Erinnerung ist nicht auf Anhieb da

„Viele haben anfangs großen Respekt vor der Aufgabe und fragen sich, ob sie das schaffen können“, sagt Schuster. „Aber es gibt viele Techniken, auf kreative Weise in den Schreibprozess zu kommen.“ Dazu gehört auch, das Gedächtnis anzuregen, denn: „Die Erinnerung ist nicht auf Anhieb da. Vieles kann man aber über Gerüche oder bestimmte Gegenstände wieder hervorlocken.“

Die eigene Lebensgeschichte lässt sich heutzutage auch per App erzählen.

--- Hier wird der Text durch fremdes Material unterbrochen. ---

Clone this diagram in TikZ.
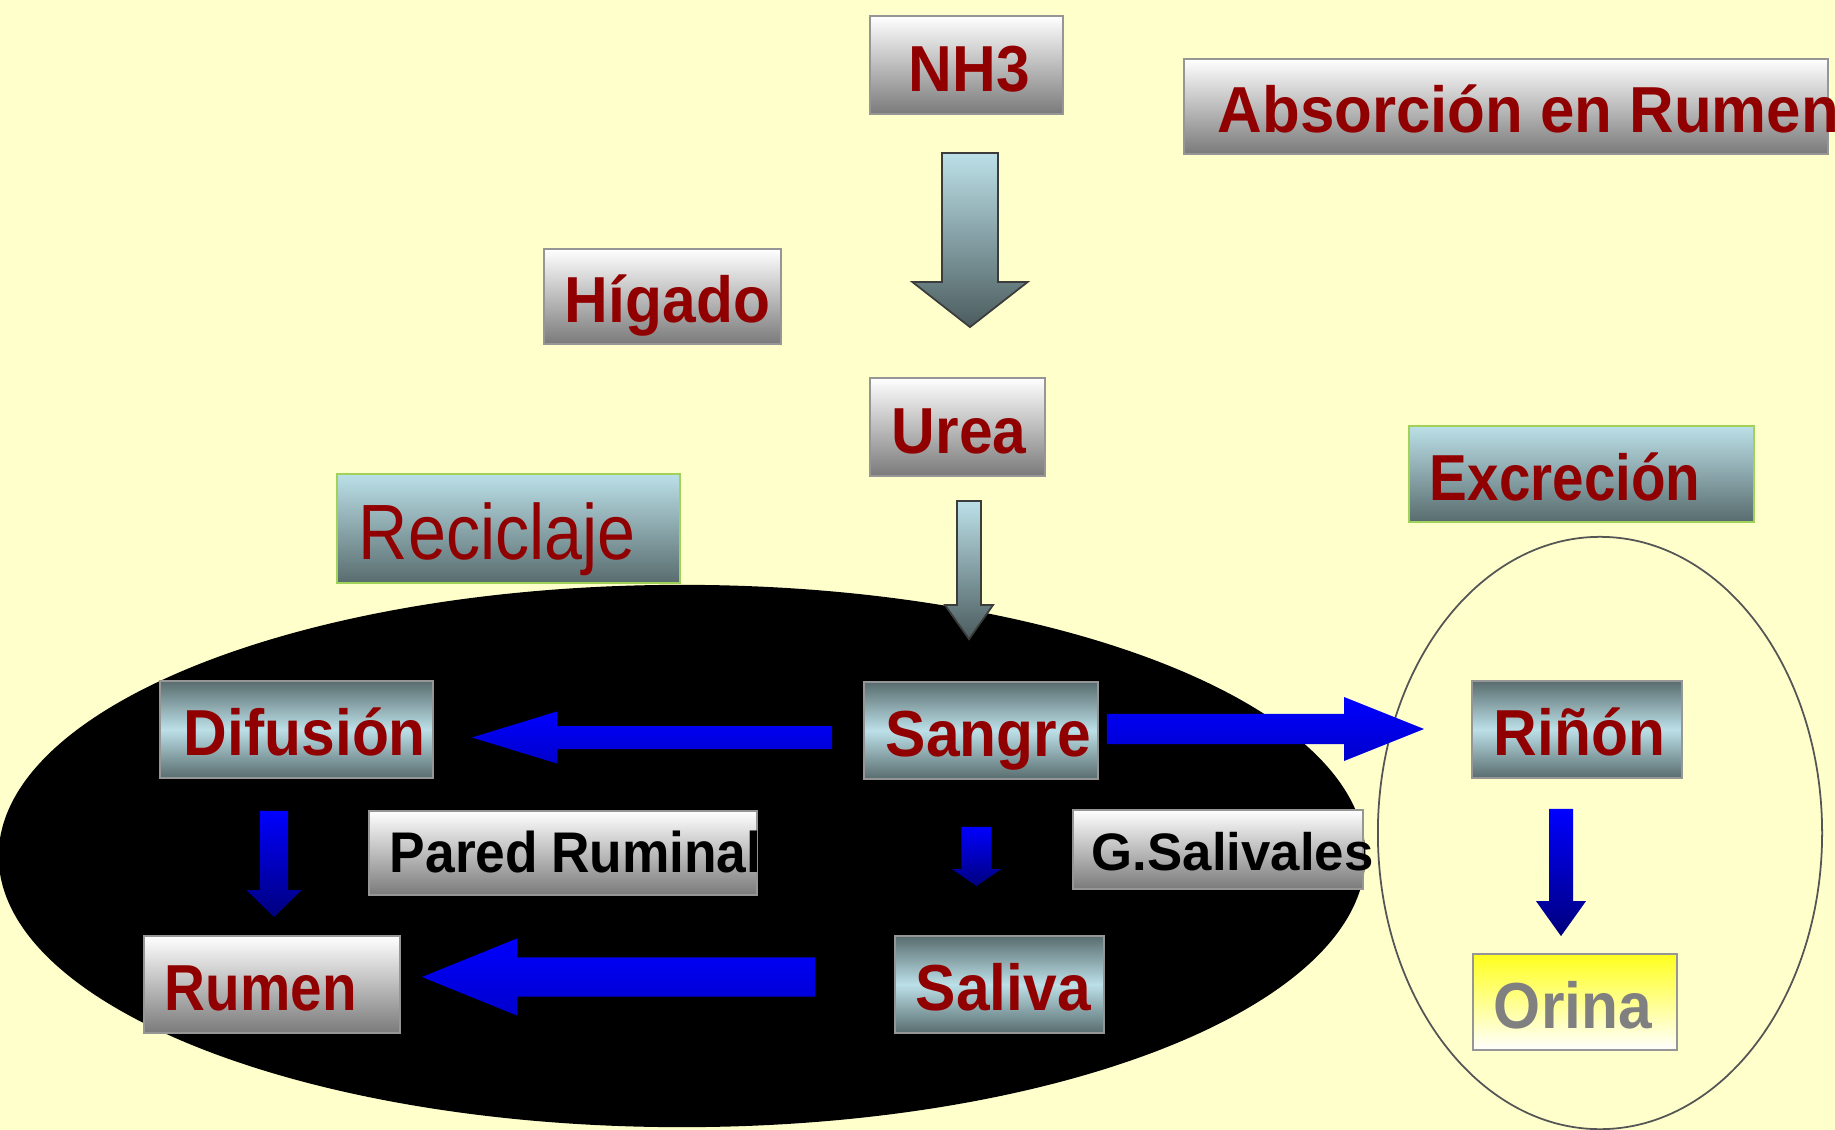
\documentclass[tikz,border=0pt]{standalone}
\usepackage{fontspec}
\usetikzlibrary{calc}
\setmainfont{Liberation Sans}
\newfontfamily\boxfont{Liberation Sans}[FakeStretch=0.93]
\newfontfamily\widefont{Liberation Sans}[FakeStretch=0.95]
\newfontfamily\tightfont{Liberation Sans}[FakeStretch=0.87]
\newfontfamily\thinfont{Liberation Sans}[FakeStretch=0.87]

\definecolor{paper}{RGB}{255,255,204}
\definecolor{darkred}{RGB}{145,0,0}
\definecolor{paleblue}{RGB}{188,224,232}
\definecolor{slate}{RGB}{88,108,110}
\definecolor{boxgray}{RGB}{122,122,122}
\definecolor{boxedge}{RGB}{150,150,150}
\definecolor{leafgreen}{RGB}{160,210,90}
\definecolor{urineyellow}{RGB}{255,255,30}
\definecolor{urinegray}{RGB}{128,128,128}
\definecolor{arrowedge}{RGB}{60,60,60}
\definecolor{arrowblue}{RGB}{0,0,255}
\definecolor{arrownavy}{RGB}{0,0,125}
\definecolor{rimgray}{RGB}{85,85,85}

\newcommand{\bigtxt}{\fontsize{18.5}{20}\selectfont\boxfont\bfseries}
\newcommand{\tighttxt}{\fontsize{18.5}{20}\selectfont\tightfont\bfseries}
\newcommand{\widetxt}{\fontsize{18.5}{20}\selectfont\widefont\bfseries}

% block arrow: [style]{tail}{tip}{shaft half width}{head half width}{head length}
\newcommand{\blockarrow}[6][]{%
  \coordinate (ba-base) at ($(#3)!#6!(#2)$);
  \path[#1] ($(#2)!#4!90:(#3)$) -- ($(ba-base)!#4!-90:(#2)$) -- ($(ba-base)!#5!-90:(#2)$)
    -- (#3) -- ($(ba-base)!#5!90:(#2)$) -- ($(ba-base)!#4!90:(#2)$) -- ($(#2)!#4!-90:(#3)$) -- cycle;}

\tikzset{
  panel/.style={rectangle, inner ysep=0pt, align=left, text height=0.52cm, text depth=0pt,
    font=\bigtxt, text=darkred},
  graybox/.style={panel, draw=boxedge, line width=0.5pt, top color=white, bottom color=boxgray},
  bluebox/.style={panel, draw=boxedge, line width=0.5pt, top color=slate, bottom color=slate, middle color=paleblue},
  titlebox/.style={panel, draw=leafgreen, line width=0.7pt, top color=paleblue, bottom color=slate},
  urinebox/.style={panel, draw=boxedge, line width=0.5pt, top color=urineyellow, bottom color=white, text=urinegray},
  grayarrow/.style={draw=arrowedge, line width=0.5pt, top color=paleblue, bottom color=slate!85!black},
  bluearrow/.style={top color=arrowblue, bottom color=arrowblue!80!black},
  bluedrop/.style={top color=arrowblue, bottom color=arrownavy}
}

\begin{document}
\begin{tikzpicture}[x=0.01cm,y=-0.01cm]
  % Background and the two regions
  \fill[paper] (0,0) rectangle (1835,1130);
  \useasboundingbox (0,0) rectangle (1835,1130);
  \fill[black] (682,856) ellipse [x radius=6.83cm, y radius=2.71cm];
  \draw[rimgray, line width=0.5pt] (1600,833) ellipse [x radius=2.22cm, y radius=2.96cm];

  % Upper boxes
  \node[graybox, minimum width=1.93cm, minimum height=0.98cm, text width=1.15cm, inner xsep=0.39cm] (nh3) at (966.5,65) {\mbox{NH3}};
  \node[graybox, minimum width=6.44cm, minimum height=0.95cm, text width=5.76cm, inner xsep=0.34cm,
    font=\widetxt] (absor) at (1506,106.5) {\mbox{Absorción\hspace{0.17cm}en\hspace{0.17cm}Rumen}};
  \node[graybox, minimum width=2.37cm, minimum height=0.95cm, text width=1.95cm, inner xsep=0.21cm] (higado) at (662.5,296.5) {\mbox{Hígado}};
  \node[graybox, minimum width=1.75cm, minimum height=0.98cm, text width=1.31cm, inner xsep=0.22cm] (urea) at (957.5,427) {\mbox{Urea}};
  \node[titlebox, minimum width=3.43cm, minimum height=1.09cm, text width=2.99cm, inner xsep=0.22cm,
    text height=0.61cm, font=\fontsize{22.3}{24}\selectfont\thinfont] (recic) at (508.5,528.5) {\mbox{Reciclaje}};
  \node[titlebox, minimum width=3.45cm, minimum height=0.96cm, text width=3.03cm, inner xsep=0.21cm,
    font=\tighttxt] (excre) at (1581.5,474) {\mbox{Excreción}};

  % Boxes inside the regions
  \node[bluebox, minimum width=2.73cm, minimum height=0.97cm, text width=2.25cm, inner xsep=0.24cm] (difus) at (296.5,729.5) {\mbox{Difusión}};
  \node[bluebox, minimum width=2.34cm, minimum height=0.97cm, text width=1.90cm, inner xsep=0.22cm] (sangre) at (981,730.5) {\mbox{Sangre}};
  \node[graybox, minimum width=3.88cm, minimum height=0.84cm, text width=3.46cm, inner xsep=0.21cm,
    text height=0.38cm, text=black, font=\fontsize{16.3}{18}\selectfont\boxfont\bfseries] (pared) at (563,853) {\mbox{Pared\hspace{0.13cm}Ruminal}};
  \node[graybox, minimum width=2.90cm, minimum height=0.79cm, text width=2.52cm, inner xsep=0.19cm,
    text height=0.41cm, text=black, font=\fontsize{15}{17}\selectfont\bfseries] (gsal) at (1218,849.5) {\mbox{G.Salivales}};
  \node[graybox, minimum width=2.56cm, minimum height=0.97cm, text width=2.14cm, inner xsep=0.21cm,
    font=\tighttxt] (rumen) at (272,984.5) {\mbox{Rumen}};
  \node[bluebox, minimum width=2.09cm, minimum height=0.97cm, text width=1.67cm, inner xsep=0.21cm] (saliva) at (999.5,984.5) {\mbox{Saliva}};
  \node[bluebox, minimum width=2.10cm, minimum height=0.97cm, text width=1.66cm, inner xsep=0.22cm] (rinon) at (1577,729.5) {\mbox{Riñón}};
  \node[urinebox, minimum width=2.04cm, minimum height=0.96cm, text width=1.62cm, inner xsep=0.21cm] (orina) at (1575,1002) {\mbox{Orina}};

  % Block arrows
  \coordinate (nh3-out) at ($(nh3.south)+(3.5,38)$);
  \coordinate (urea-in) at ($(urea.north)+(12.5,-50)$);
  \blockarrow[grayarrow]{nh3-out}{urea-in}{0.28cm}{0.575cm}{0.45cm}

  \coordinate (urea-out) at ($(urea.south)+(11.5,24)$);
  \coordinate (sangre-in) at ($(sangre.north)+(-12,-42)$);
  \blockarrow[grayarrow]{urea-out}{sangre-in}{0.12cm}{0.24cm}{0.34cm}

  \coordinate (sangre-left) at ($(sangre.west)+(-31,7)$);
  \coordinate (difus-in) at ($(difus.east)+(38,8)$);
  \blockarrow[bluearrow]{sangre-left}{difus-in}{0.115cm}{0.26cm}{0.85cm}

  \coordinate (sangre-right) at ($(sangre.east)+(8,-1.5)$);
  \coordinate (rinon-in) at ($(rinon.west)+(-47,-0.5)$);
  \blockarrow[bluearrow]{sangre-right}{rinon-in}{0.15cm}{0.32cm}{0.80cm}

  \coordinate (difus-out) at ($(difus.south)+(-22.5,32)$);
  \coordinate (rumen-in) at ($(rumen.north)+(2,-18)$);
  \blockarrow[bluedrop]{difus-out}{rumen-in}{0.14cm}{0.275cm}{0.27cm}

  \coordinate (sangre-down) at ($(sangre.south)+(-4.5,47)$);
  \coordinate (saliva-in) at ($(saliva.north)+(-23,-49)$);
  \blockarrow[bluedrop]{sangre-down}{saliva-in}{0.15cm}{0.245cm}{0.17cm}

  \coordinate (saliva-out) at ($(saliva.west)+(-79,-7.5)$);
  \coordinate (rumen-right) at ($(rumen.east)+(21,-7.5)$);
  \blockarrow[bluearrow]{saliva-out}{rumen-right}{0.195cm}{0.385cm}{0.95cm}

  \coordinate (rinon-out) at ($(rinon.south)+(-16,30)$);
  \coordinate (orina-in) at ($(orina.north)+(-14,-17)$);
  \blockarrow[bluedrop]{rinon-out}{orina-in}{0.12cm}{0.25cm}{0.35cm}
\end{tikzpicture}
\end{document}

Die Firma „Meminto“ bietet die Möglichkeit, ähnlich wie ein Fotobuch auch ein „Buch des Lebens“ selbst zu gestalten. Dabei entscheidet man sich für eine Buchvorlage und fügt Texte, Fotos, auf Wunsch auch Videos und Sprachnachrichten per QR-Code ein, angeregt und geleitet durch Fragen wie „Hast du dich immer gut mit deinen Geschwistern verstanden?“ oder „Welchen Rat würdest du deinen Urenkeln geben?“

Zu einem solchen Projekt kann man auch Freunde oder Familienangehörige einladen, die dann ihrerseits Fragen oder Erinnerungen beisteuern können – bis irgendwann, nach dem letzten Klick, das fertige Buch – 300 Seiten sind ab 139 Euro zu haben – im Briefkasten landet. 

Oder soll es doch auf herkömmliche Art und ganz ohne Unterstützung gehen? Dann heißt es: Stift, Papier oder Laptop nehmen, losschreiben, 30 oder 300 Seiten zum Copyshop bringen und binden lassen. Das Interesse und die Dankbarkeit der Beschenkten sind in jedem Falle gewiss.